Tuesday, September 12, 2006

all those years, they were here first

These might come together, or they might not:
  • To current and future parents who are also my friends: an extremely effective method of charming me is to teach your small children the lyrics to vintage tunes. If one must sit in the Metreon on a Friday night eating ice cream with two- and five-year olds, it helps exponentially when the two-year old sings out "shoot 'em in the back now" repeatedly.

  • I put too much vodka in my system on Saturday night at Double Dutch and Ti Couz, but since that vodka was top-shelf, I did not have a headache on Sunday morning. Drinking a gallon of water before bed probably did not hurt matters.

  • Last night, I met up with two east-coasters, RK and IS. Even though I have lived in San Francisco for over four years, I find myself stressed when choosing places to have dinner with out-of-towners. Even though this will sound unfeeling, it's not that I am particularly keen to please my friends. It is more the worry that I might betray San Francisco and somehow not represent the city adequately to visitors that gives me the ulcer.

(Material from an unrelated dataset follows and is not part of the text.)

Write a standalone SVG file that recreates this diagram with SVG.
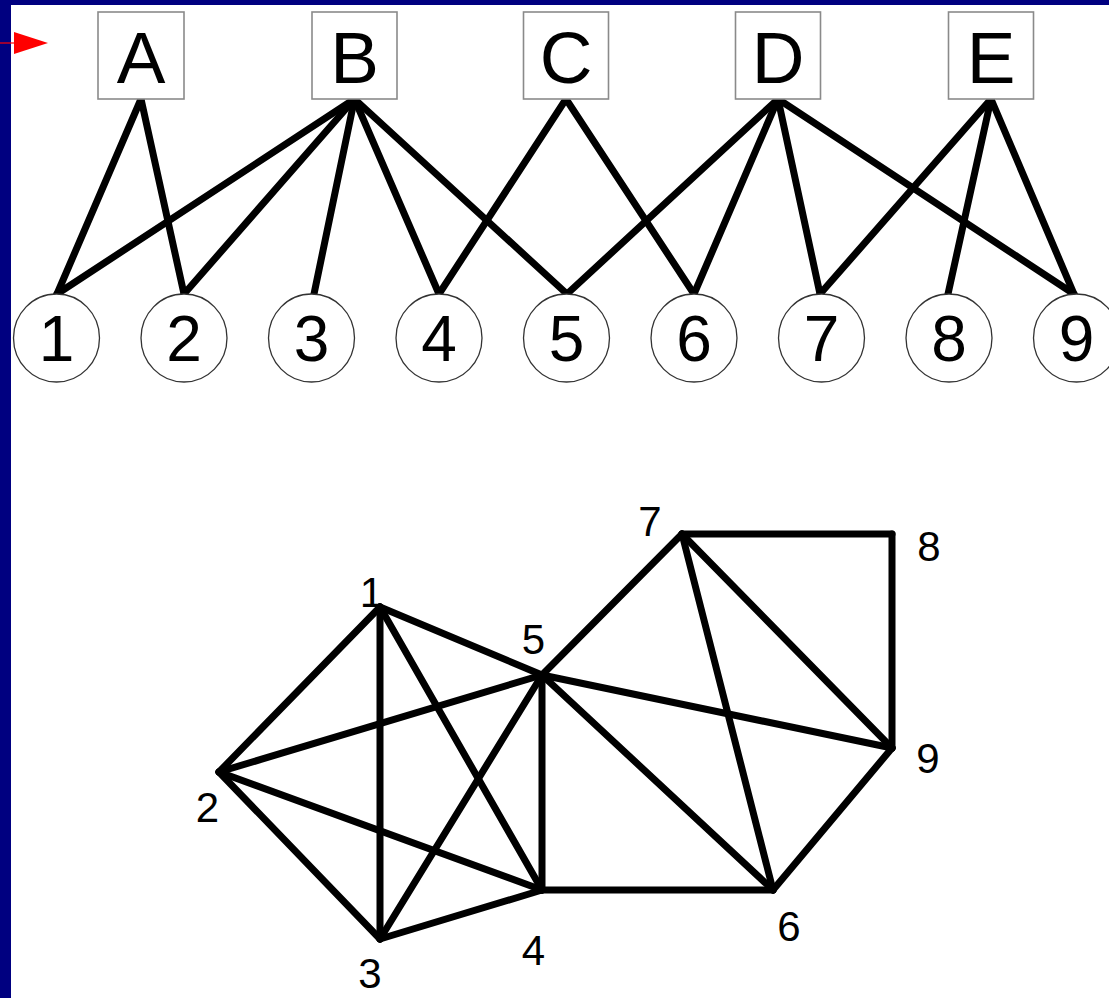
<svg xmlns="http://www.w3.org/2000/svg" width="1109" height="998" viewBox="0 0 1109 998">
<style>
.box{fill:#fff;stroke:#8a8a8a;stroke-width:1.6}
.circ{fill:#fff;stroke:#333;stroke-width:1.3}
.big{font-family:"Liberation Sans",Arial,sans-serif;font-size:73px;fill:#000;text-anchor:middle}
.num{font-family:"Liberation Sans",Arial,sans-serif;font-size:64px;fill:#000;text-anchor:middle}
.lbl{font-family:"Liberation Sans",Arial,sans-serif;font-size:42px;fill:#000;text-anchor:middle}
.e{stroke:#000;stroke-width:7;stroke-linecap:round;fill:none}
</style>
<rect x="0" y="0" width="1109" height="998" fill="#fff"/>
<rect x="0" y="0" width="1109" height="5" fill="#000080"/>
<rect x="0" y="0" width="11" height="998" fill="#000080"/>
<g id="pointer">
<line x1="0" y1="43" x2="15" y2="43" stroke="#f00" stroke-width="1.2"/>
<polygon points="14,32 48,43 14,54" fill="#f00"/>
</g>
<g id="connectors">
<line class="e" x1="141" y1="99" x2="57" y2="294"/>
<line class="e" x1="141" y1="99" x2="184" y2="294"/>
<line class="e" x1="354.5" y1="99" x2="57" y2="294"/>
<line class="e" x1="354.5" y1="99" x2="184" y2="294"/>
<line class="e" x1="354.5" y1="99" x2="314" y2="294"/>
<line class="e" x1="354.5" y1="99" x2="439" y2="294"/>
<line class="e" x1="354.5" y1="99" x2="567" y2="294"/>
<line class="e" x1="566" y1="99" x2="439" y2="294"/>
<line class="e" x1="566" y1="99" x2="694" y2="294"/>
<line class="e" x1="778" y1="99" x2="567" y2="294"/>
<line class="e" x1="778" y1="99" x2="694" y2="294"/>
<line class="e" x1="778" y1="99" x2="820" y2="294"/>
<line class="e" x1="778" y1="99" x2="1074" y2="294"/>
<line class="e" x1="991" y1="99" x2="820" y2="294"/>
<line class="e" x1="991" y1="99" x2="948" y2="294"/>
<line class="e" x1="991" y1="99" x2="1074" y2="294"/>
<line class="e" x1="380" y1="607" x2="219" y2="772"/>
<line class="e" x1="380" y1="607" x2="380" y2="939"/>
<line class="e" x1="380" y1="607" x2="542" y2="890"/>
<line class="e" x1="380" y1="607" x2="542" y2="675"/>
<line class="e" x1="219" y1="772" x2="542" y2="675"/>
<line class="e" x1="219" y1="772" x2="380" y2="939"/>
<line class="e" x1="219" y1="772" x2="542" y2="890"/>
<line class="e" x1="380" y1="939" x2="542" y2="675"/>
<line class="e" x1="380" y1="939" x2="542" y2="890"/>
<line class="e" x1="542" y1="890" x2="542" y2="675"/>
<line class="e" x1="542" y1="890" x2="773" y2="890"/>
<line class="e" x1="542" y1="675" x2="682" y2="534"/>
<line class="e" x1="542" y1="675" x2="773" y2="890"/>
<line class="e" x1="542" y1="675" x2="892" y2="748"/>
<line class="e" x1="682" y1="534" x2="892" y2="534"/>
<line class="e" x1="682" y1="534" x2="773" y2="890"/>
<line class="e" x1="682" y1="534" x2="892" y2="748"/>
<line class="e" x1="892" y1="534" x2="892" y2="748"/>
<line class="e" x1="892" y1="748" x2="773" y2="890"/>
</g>
<g id="box-A"><rect class="box" x="98" y="12" width="86" height="87"/><text class="big" x="141" y="83">A</text></g>
<g id="box-B"><rect class="box" x="312" y="12" width="85" height="87"/><text class="big" x="354.5" y="83">B</text></g>
<g id="box-C"><rect class="box" x="523.5" y="12" width="85" height="87"/><text class="big" x="566" y="83">C</text></g>
<g id="box-D"><rect class="box" x="735.5" y="12" width="85" height="87"/><text class="big" x="778" y="83">D</text></g>
<g id="box-E"><rect class="box" x="948.5" y="12" width="85" height="87"/><text class="big" x="991" y="83">E</text></g>
<g id="circle-1"><ellipse class="circ" cx="56.5" cy="338" rx="43" ry="44"/><text class="num" x="56.5" y="361">1</text></g>
<g id="circle-2"><ellipse class="circ" cx="184" cy="338" rx="43" ry="44"/><text class="num" x="184" y="361">2</text></g>
<g id="circle-3"><ellipse class="circ" cx="311.5" cy="338" rx="43" ry="44"/><text class="num" x="311.5" y="361">3</text></g>
<g id="circle-4"><ellipse class="circ" cx="439" cy="338" rx="43" ry="44"/><text class="num" x="439" y="361">4</text></g>
<g id="circle-5"><ellipse class="circ" cx="566.5" cy="338" rx="43" ry="44"/><text class="num" x="566.5" y="361">5</text></g>
<g id="circle-6"><ellipse class="circ" cx="694" cy="338" rx="43" ry="44"/><text class="num" x="694" y="361">6</text></g>
<g id="circle-7"><ellipse class="circ" cx="821.5" cy="338" rx="43" ry="44"/><text class="num" x="821.5" y="361">7</text></g>
<g id="circle-8"><ellipse class="circ" cx="949" cy="338" rx="43" ry="44"/><text class="num" x="949" y="361">8</text></g>
<g id="circle-9"><ellipse class="circ" cx="1076.5" cy="338" rx="43" ry="44"/><text class="num" x="1076.5" y="361">9</text></g>
<g id="vertex-1"><text class="lbl" x="371.5" y="607">1</text></g>
<g id="vertex-2"><text class="lbl" x="207.5" y="822">2</text></g>
<g id="vertex-3"><text class="lbl" x="370" y="988">3</text></g>
<g id="vertex-4"><text class="lbl" x="533.5" y="965">4</text></g>
<g id="vertex-5"><text class="lbl" x="533.5" y="654">5</text></g>
<g id="vertex-6"><text class="lbl" x="789" y="941">6</text></g>
<g id="vertex-7"><text class="lbl" x="650" y="536">7</text></g>
<g id="vertex-8"><text class="lbl" x="929" y="561">8</text></g>
<g id="vertex-9"><text class="lbl" x="928" y="773">9</text></g>
</svg>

  • This morning, while waiting at a stop light, less than a mile from work, the car behind me hit mine, jerking me forward. At first, I thought something had happened to my transmission that had caused the car to buck like that. When, a second later, I realized I had been bumped, the light changed to green. The driver switched lanes and made a quick left without even pulling over to see if there had been significant damage to my car. Luckily, the bumper got scratched but not dented. However, I really question the common decency of this driver. I might have characterized the driver's behavior in more colorful language this morning.

  • Maybe it is because I am heading there soon and have seen a lot of its inhabitants of late, but I have been giving considerable thought to the east coast vs. west coast debate. I really adore aspects of each coast. But what I have been thinking of, increasingly, are confounding factors. I am having trouble drawing a distinction between the varied culture of the coasts and having lived in these coasts at very different phases in my life. I've been thinking lately about not feeling settled, and how strange that is, because it seems San Francisco should be the least unsettling place to me in the world.

    Last night, IS remarked that I seem happy here. RK & MM had observed the same on Friday night, albeit a bit begrudgingly. Even though they were absolutely correct, it got to me. They can make statements like that, because they know me well enough. And they know me well enough in a way that no one in the Bay Area knows me. They did not get to know me by having involved email exchanges or alcohol-laced conversations or having to deal with some dramatic crisis of mine. And in some ways, that is exactly why they do know me. Telling you who I am is not a way to know who I am. Even now, some four years later, as miserable as I was in the suburbs and as jubilant as I am living here, the most solid friends I know are all over there. And it's hard for me to know whether that is because we had the luxury of many years, or because people are just fundamentally different there compared to here.

  • Tonight, more drinks with IS and some coworkers. At this rate, I may arrive to the East Coast pickled.


It did not come together, but that is nothing new. I blame it on the waltz I had with insomnia last night- which, in turn, I blame on an ill-advised viewing of 20 particularly graphic minutes of Sin City (and I blame that bad decision on the appearance of Clive Owen on my television set, incidentally) before trying to go to bed.